Essam bin Abdulla Khalaf, Minister of Works, Municipalities and Urban Planning for Bahrain in the country's pavilion at Expo 2020 Dubai. Pawan Singh / The National

An exciting time for the Gulf

The Strategic Projects Plan comprises 22 projects designed to ensure Bahrain's economy continues to diversify and includes five new communities, a 29-kilometre metro line, and a 25km, four-lane causeway to Saudi Arabia.

The Economic Development Board of Bahrain is responsible for the execution of the blueprint and its chief executive, Khalid Humaidan, said the company has "never been busier".

"It's clear the interest of the world is here, the whole world is looking at us, they're evaluating our development plans, they want to be part of it," said Mr Humaidan, who has led the EDB since September 2019.

"We are fully engaged with investors from all around the world evaluating multiple opportunities. It's a very exciting time to be in the Gulf."

With so many countries in the region working on ambitious infrastructure projects, Mr Humaidan said he understood the competition for funding.

"We all have very ambitious development plans, they all work very well together and all of us will be able to carve out niches and sectors and comparable advantages and we will all benefit from this," he said.

A pioneering design

Noura Al Saleh, deputy commissioner general for the Bahrain pavilion at Expo 2020 Dubai.
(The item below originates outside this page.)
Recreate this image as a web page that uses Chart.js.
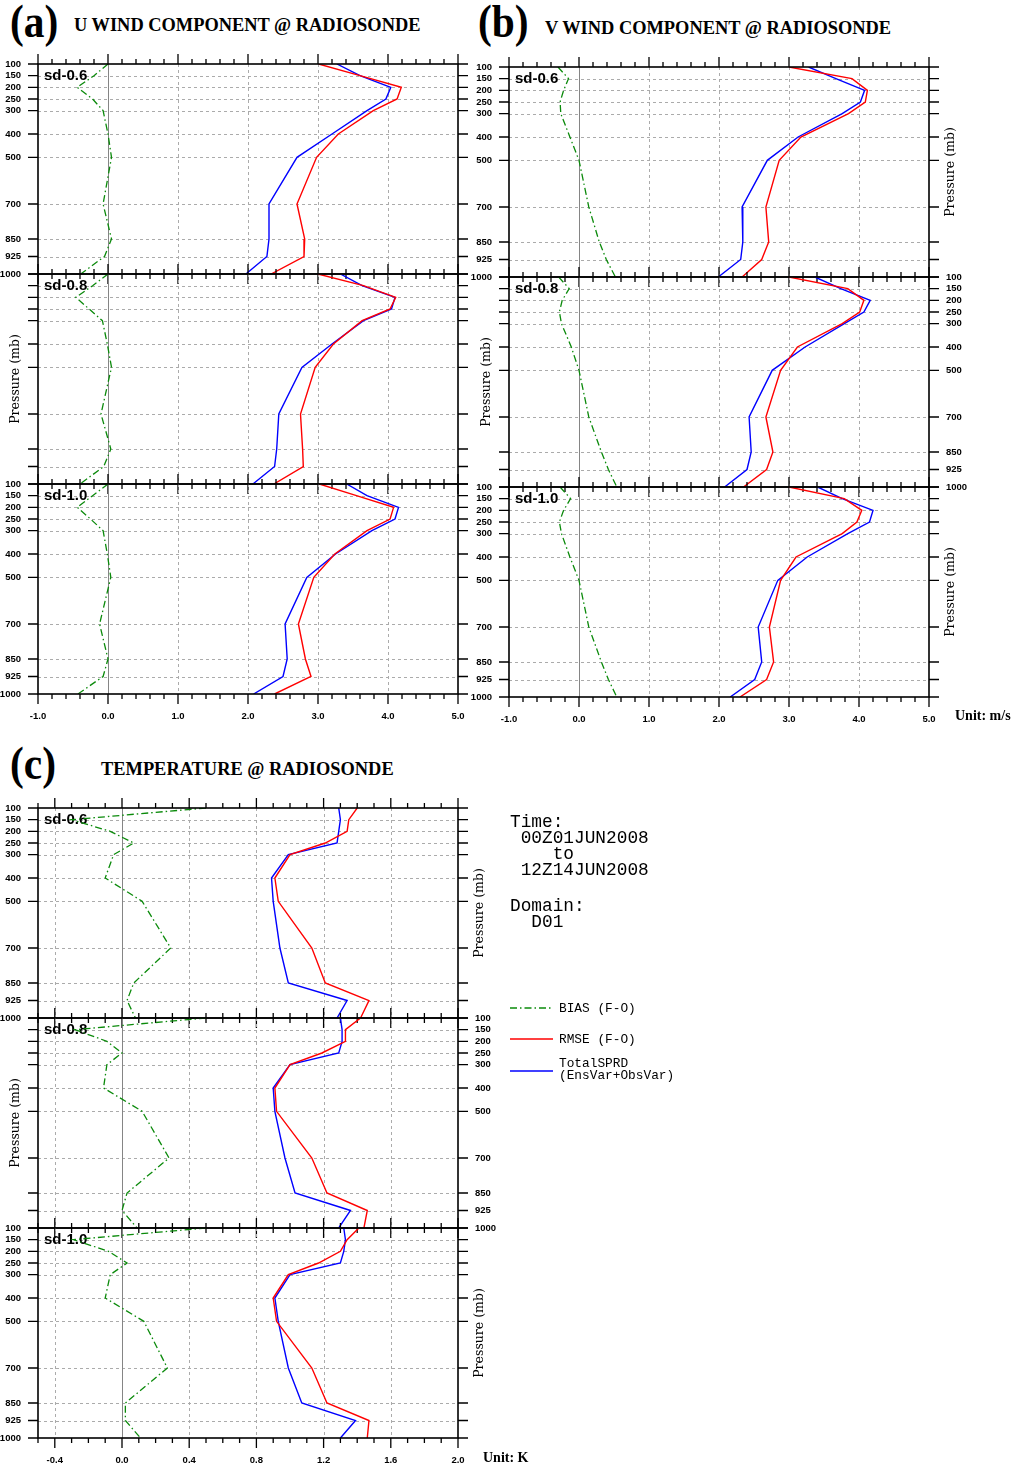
<!DOCTYPE html>
<html>
<head>
<meta charset="utf-8">
<script src="https://cdn.jsdelivr.net/npm/chart.js@4.4.0/dist/chart.umd.min.js"></script>
<style>
  html, body { margin: 0; padding: 0; background: #fff; width: 1014px; height: 1468px; overflow: hidden; position: relative; }
  canvas { position: absolute; }
  .t { position: absolute; white-space: pre; color: #000; line-height: 1; }
  svg.key { position: absolute; overflow: visible; }
</style>
</head>
<body>
<script>
// ---- pressure levels and axis labels ----
const levels = [100, 150, 200, 250, 300, 400, 500, 700, 850, 925, 1000];
const levelLabels = ['100', '150', '200', '250', '300', '400', '500', '700', '850', '925', '1000'];
const sdTags = ['sd-0.6', 'sd-0.8', 'sd-1.0'];

const windTicks = [-1, 0, 1, 2, 3, 4, 5];
const windTickLabels = ['-1.0', '0.0', '1.0', '2.0', '3.0', '4.0', '5.0'];
const tempTicks = [-0.4, 0, 0.4, 0.8, 1.2, 1.6, 2.0];
const tempTickLabels = ['-0.4', '0.0', '0.4', '0.8', '1.2', '1.6', '2.0'];

// ---- U wind (m/s) ----
const uBias06 = [0.00, -0.20, -0.44, -0.22, -0.07, 0.00, 0.05, -0.07, 0.05, -0.05, -0.39];
const uRmse06 = [3.01, 3.60, 4.19, 4.13, 3.79, 3.29, 2.98, 2.70, 2.81, 2.80, 2.33];
const uSprd06 = [3.27, 3.60, 4.04, 3.97, 3.70, 3.20, 2.70, 2.30, 2.30, 2.27, 1.97];

const uBias08 = [0.00, -0.22, -0.46, -0.27, -0.08, -0.01, 0.05, -0.10, 0.04, -0.06, -0.40];
const uRmse08 = [3.00, 3.65, 4.11, 4.03, 3.63, 3.22, 2.96, 2.75, 2.78, 2.79, 2.37];
const uSprd08 = [3.32, 3.63, 4.10, 4.05, 3.65, 3.20, 2.77, 2.44, 2.41, 2.38, 2.07];

const uBias10 = [0.00, -0.22, -0.44, -0.25, -0.07, -0.01, 0.04, -0.12, 0.00, -0.07, -0.43];
const uRmse10 = [3.02, 3.55, 4.08, 4.03, 3.70, 3.24, 2.94, 2.72, 2.82, 2.90, 2.38];
const uSprd10 = [3.41, 3.70, 4.15, 4.10, 3.77, 3.25, 2.84, 2.53, 2.56, 2.50, 2.08];

// ---- V wind (m/s) ----
const vBias06 = [-0.30, -0.15, -0.22, -0.27, -0.26, -0.13, 0.00, 0.14, 0.29, 0.39, 0.52];
const vRmse06 = [3.00, 3.90, 4.12, 4.09, 3.85, 3.17, 2.86, 2.67, 2.71, 2.61, 2.33];
const vSprd06 = [3.28, 3.67, 4.08, 4.02, 3.76, 3.13, 2.69, 2.33, 2.34, 2.31, 1.99];

const vBias08 = [-0.29, -0.14, -0.24, -0.28, -0.25, -0.11, 0.00, 0.14, 0.32, 0.42, 0.54];
const vRmse08 = [3.00, 3.84, 4.07, 4.01, 3.76, 3.12, 2.88, 2.67, 2.77, 2.68, 2.35];
const vSprd08 = [3.37, 3.74, 4.16, 4.07, 3.79, 3.23, 2.76, 2.43, 2.46, 2.40, 2.08];

const vBias10 = [-0.27, -0.12, -0.22, -0.28, -0.25, -0.13, 0.00, 0.14, 0.32, 0.42, 0.54];
const vRmse10 = [3.00, 3.79, 4.04, 3.97, 3.76, 3.10, 2.88, 2.72, 2.78, 2.68, 2.30];
const vSprd10 = [3.41, 3.76, 4.20, 4.15, 3.84, 3.26, 2.84, 2.56, 2.61, 2.51, 2.16];

// ---- Temperature (K) ----
const tBias06 = [0.50, -0.30, -0.07, 0.07, -0.05, -0.10, 0.12, 0.29, 0.07, 0.03, 0.08];
const tRmse06 = [1.40, 1.35, 1.34, 1.21, 1.00, 0.91, 0.93, 1.13, 1.21, 1.47, 1.42];
const tSprd06 = [1.29, 1.30, 1.29, 1.28, 0.99, 0.89, 0.90, 0.94, 0.99, 1.34, 1.28];

const tBias08 = [0.50, -0.28, -0.09, 0.00, -0.09, -0.11, 0.12, 0.28, 0.03, 0.00, 0.09];
const tRmse08 = [1.42, 1.33, 1.33, 1.19, 1.00, 0.91, 0.92, 1.13, 1.22, 1.46, 1.44];
const tSprd08 = [1.30, 1.31, 1.31, 1.29, 1.00, 0.90, 0.91, 0.97, 1.03, 1.36, 1.29];

const tBias10 = [0.50, -0.29, -0.08, 0.03, -0.07, -0.10, 0.13, 0.27, 0.02, 0.02, 0.11];
const tRmse10 = [1.41, 1.34, 1.30, 1.17, 0.99, 0.90, 0.92, 1.13, 1.22, 1.47, 1.46];
const tSprd10 = [1.32, 1.33, 1.32, 1.30, 1.00, 0.91, 0.93, 0.99, 1.07, 1.39, 1.30];

// ---- styling ----
const GREEN = '#0b8a0b', RED = '#ff0000', BLUE = '#0000ff';
const BIAS_DASH = [7, 3, 1.5, 3];
const SANS = '"Liberation Sans", Arial, sans-serif';
const SERIF = '"Liberation Serif", "Times New Roman", serif';
const MONO = '"Liberation Mono", "Courier New", monospace';
const PAD = { left: 40, right: 60, top: 14, bottom: 30 };

function points(vals) { return vals.map((v, i) => ({ x: v, y: levels[i] })); }

// frame, outward ticks, dashed grid, labels for one profile panel
function makeDecor(cfg) {
  return {
    id: 'decor',
    beforeDatasetsDraw(chart) {
      const { ctx, chartArea: A, scales: { x, y } } = chart;
      ctx.save();
      ctx.lineWidth = 1;
      ctx.strokeStyle = '#ababab';
      ctx.setLineDash([3, 3]);
      ctx.beginPath();
      cfg.xMajor.forEach(v => {
        if (v === 0) return;
        const px = Math.round(x.getPixelForValue(v)) + 0.5;
        if (px <= A.left + 1 || px >= A.right - 1) return;
        ctx.moveTo(px, A.top); ctx.lineTo(px, A.bottom);
      });
      levels.forEach(p => {
        const py = Math.round(y.getPixelForValue(p)) + 0.5;
        if (py <= A.top + 1 || py >= A.bottom - 1) return;
        ctx.moveTo(A.left, py); ctx.lineTo(A.right, py);
      });
      ctx.stroke();
      ctx.setLineDash([]);
      ctx.strokeStyle = '#858585';
      const zx = Math.round(x.getPixelForValue(0)) + 0.5;
      ctx.beginPath(); ctx.moveTo(zx, A.top); ctx.lineTo(zx, A.bottom); ctx.stroke();
      // panel tag
      ctx.fillStyle = '#000';
      ctx.font = 'bold 15px ' + SANS;
      ctx.textAlign = 'left';
      ctx.textBaseline = 'alphabetic';
      ctx.fillText(cfg.tag, A.left + 6, A.top + 16);
      ctx.restore();
    },
    afterDraw(chart) {
      const { ctx, chartArea: A, scales: { x, y } } = chart;
      ctx.save();
      ctx.strokeStyle = '#000';
      ctx.lineWidth = 1.6;
      ctx.strokeRect(A.left, A.top, A.right - A.left, A.bottom - A.top);
      ctx.lineWidth = 1.3;
      ctx.beginPath();
      for (let i = 0; ; i++) {
        const v = +(cfg.xMin + i * cfg.xMinorStep).toFixed(4);
        if (v > cfg.xMax + 1e-9) break;
        const major = cfg.xMajor.some(m => Math.abs(m - v) < 1e-6);
        const len = major ? 10 : 5;
        const px = x.getPixelForValue(v);
        ctx.moveTo(px, A.top); ctx.lineTo(px, A.top - len);
        ctx.moveTo(px, A.bottom); ctx.lineTo(px, A.bottom + len);
      }
      levels.forEach(p => {
        const py = y.getPixelForValue(p);
        ctx.moveTo(A.left, py); ctx.lineTo(A.left - 10, py);
        ctx.moveTo(A.right, py); ctx.lineTo(A.right + 10, py);
      });
      ctx.stroke();

      ctx.fillStyle = '#000';
      ctx.font = 'bold 9.5px ' + SANS;
      ctx.textBaseline = 'middle';
      const sideLabels = (side) => {
        ctx.textAlign = side === 'left' ? 'right' : 'left';
        const lx = side === 'left' ? A.left - 17 : A.right + 17;
        levels.forEach((p, i) => ctx.fillText(levelLabels[i], lx, y.getPixelForValue(p)));
      };
      const sideTitle = (side) => {
        ctx.save();
        ctx.font = '12.5px "DejaVu Serif", serif';
        ctx.translate(side === 'left' ? A.left - 22 : A.right + 22, (A.top + A.bottom) / 2);
        ctx.rotate(-Math.PI / 2);
        ctx.textAlign = 'center';
        ctx.textBaseline = 'middle';
        ctx.fillText('Pressure (mb)', 0, 0);
        ctx.restore();
      };
      if (cfg.left === 'labels') sideLabels('left');
      if (cfg.left === 'title') sideTitle('left');
      if (cfg.right === 'labels') sideLabels('right');
      if (cfg.right === 'title') sideTitle('right');
      if (cfg.xLabels) {
        ctx.textAlign = 'center';
        ctx.textBaseline = 'middle';
        cfg.xMajor.forEach((v, i) => ctx.fillText(cfg.xLabels[i], x.getPixelForValue(v), A.bottom + 22));
      }
      ctx.restore();
    }
  };
}

function makePanel(frame, cfg, series) {
  const c = document.createElement('canvas');
  const w = frame.w + PAD.left + PAD.right, h = frame.h + PAD.top + PAD.bottom;
  c.width = w; c.height = h;
  c.style.left = (frame.x - PAD.left) + 'px';
  c.style.top = (frame.y - PAD.top) + 'px';
  c.style.width = w + 'px'; c.style.height = h + 'px';
  document.body.appendChild(c);
  new Chart(c, {
    type: 'line',
    data: {
      datasets: [
        { label: 'BIAS (F-O)', data: points(series[0]), borderColor: GREEN, borderWidth: 1.3, borderDash: BIAS_DASH },
        { label: 'RMSE (F-O)', data: points(series[1]), borderColor: RED, borderWidth: 1.4 },
        { label: 'TotalSPRD (EnsVar+ObsVar)', data: points(series[2]), borderColor: BLUE, borderWidth: 1.4 }
      ]
    },
    options: {
      responsive: false,
      animation: false,
      devicePixelRatio: 1,
      layout: { padding: PAD },
      elements: { point: { radius: 0 }, line: { tension: 0, fill: false } },
      plugins: { legend: { display: false }, tooltip: { enabled: false } },
      scales: {
        x: { type: 'linear', display: false, min: cfg.xMin, max: cfg.xMax },
        y: { type: 'linear', display: false, min: 100, max: 1000, reverse: true }
      }
    },
    plugins: [makeDecor(cfg)]
  });
}

// ---- panel layout ----
const columns = [
  { x: 38, w: 420, h: 210, tops: [64, 274, 484], xMin: -1, xMax: 5, step: 0.2, major: windTicks, labels: windTickLabels,
    sides: [['labels', 'none'], ['title', 'none'], ['labels', 'none']],
    data: [[uBias06, uRmse06, uSprd06], [uBias08, uRmse08, uSprd08], [uBias10, uRmse10, uSprd10]] },
  { x: 509, w: 420, h: 210, tops: [67, 277, 487], xMin: -1, xMax: 5, step: 0.2, major: windTicks, labels: windTickLabels,
    sides: [['labels', 'title'], ['title', 'labels'], ['labels', 'title']],
    data: [[vBias06, vRmse06, vSprd06], [vBias08, vRmse08, vSprd08], [vBias10, vRmse10, vSprd10]] },
  { x: 38, w: 420, h: 210, tops: [808, 1018, 1228], xMin: -0.5, xMax: 2.0, step: 0.1, major: tempTicks, labels: tempTickLabels,
    sides: [['labels', 'title'], ['title', 'labels'], ['labels', 'title']],
    data: [[tBias06, tRmse06, tSprd06], [tBias08, tRmse08, tSprd08], [tBias10, tRmse10, tSprd10]] }
];

columns.forEach(col => {
  col.tops.forEach((top, k) => {
    makePanel({ x: col.x, y: top, w: col.w, h: col.h }, {
      xMin: col.xMin, xMax: col.xMax, xMinorStep: col.step, xMajor: col.major,
      xLabels: k === 2 ? col.labels : null,
      left: col.sides[k][0], right: col.sides[k][1], tag: sdTags[k]
    }, col.data[k]);
  });
});

// ---- text blocks ----
const ASC = { serif: 0.8375, sans: 0.8465, mono: 0.7665 };
function placeText(str, x, baseline, size, fam, weight, scaleX) {
  const d = document.createElement('div');
  d.className = 't';
  d.textContent = str;
  const family = fam === 'serif' ? SERIF : fam === 'mono' ? MONO : SANS;
  d.style.left = x + 'px';
  d.style.top = (baseline - ASC[fam] * size) + 'px';
  d.style.fontSize = size + 'px';
  d.style.fontFamily = family;
  d.style.fontWeight = weight || 400;
  if (scaleX) { d.style.transform = 'scaleX(' + scaleX + ')'; d.style.transformOrigin = 'left top'; }
  document.body.appendChild(d);
}

placeText('(a)', 10, 38, 46, 'serif', 700, 0.9);
placeText('U WIND COMPONENT @ RADIOSONDE', 74, 31, 18.4, 'serif', 700);
placeText('(b)', 478, 38, 46, 'serif', 700, 0.9);
placeText('V WIND COMPONENT @ RADIOSONDE', 545, 34, 18.4, 'serif', 700);
placeText('(c)', 10, 780, 46, 'serif', 700, 0.9);
placeText('TEMPERATURE @ RADIOSONDE', 101, 775, 18.4, 'serif', 700);
placeText('Unit: m/s', 955, 721, 14, 'serif', 700);
placeText('Unit: K', 483, 1463, 14, 'serif', 700);

const infoLines = [['Time:', 828], [' 00Z01JUN2008', 844], ['    to', 860], [' 12Z14JUN2008', 876], ['Domain:', 912], ['  D01', 928]];
infoLines.forEach(([s, b]) => placeText(s, 510, b, 17.8, 'mono', 400));

// legend keys
const keys = [
  { color: GREEN, dash: BIAS_DASH, y: 1008, text: [['BIAS (F-O)', 1013]] },
  { color: RED, dash: null, y: 1039, text: [['RMSE (F-O)', 1044]] },
  { color: BLUE, dash: null, y: 1071, text: [['TotalSPRD', 1068], ['(EnsVar+ObsVar)', 1080]] }
];
keys.forEach(k => {
  const ns = 'http://www.w3.org/2000/svg';
  const svg = document.createElementNS(ns, 'svg');
  svg.setAttribute('class', 'key');
  svg.setAttribute('width', '44'); svg.setAttribute('height', '4');
  svg.style.left = '510px'; svg.style.top = (k.y - 2) + 'px';
  const ln = document.createElementNS(ns, 'line');
  ln.setAttribute('x1', '0'); ln.setAttribute('y1', '2'); ln.setAttribute('x2', '43'); ln.setAttribute('y2', '2');
  ln.setAttribute('stroke', k.color); ln.setAttribute('stroke-width', '1.4');
  if (k.dash) ln.setAttribute('stroke-dasharray', k.dash.join(' '));
  svg.appendChild(ln);
  document.body.appendChild(svg);
  k.text.forEach(([s, b]) => placeText(s, 559, b, 12.8, 'mono', 400));
});
</script>
</body>
</html>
Pawan Singh / The National

Bahrain's pavilion is designed to reflect the density of the island nation's living space, as well as its diversity.

It starts with a surprise, said Noura Al Saleh, the deputy commissioner general of the pavilion.

"You enter it through a 15-metre-long sinuous tunnel that is meant to be a point of transition between the outside world of the Expo and the inside world.

"The pavilion itself is an open space containing the cafe, the gift shop and the exhibitions."

From a structural point of view, it is the first time that a construction of this sort has been made, said Ms Al Saleh.

"It's a three-dimensional structure but the columns are extremely thin and extremely high. They're between 10 and 12 centimetres, and 24 metres in height, and they not only hold the roof but they consolidate each other.

"Every column supports itself, and the whole, which is also metaphorical of the way that we see Bahrain's population and its density where every element is important for the working of the whole."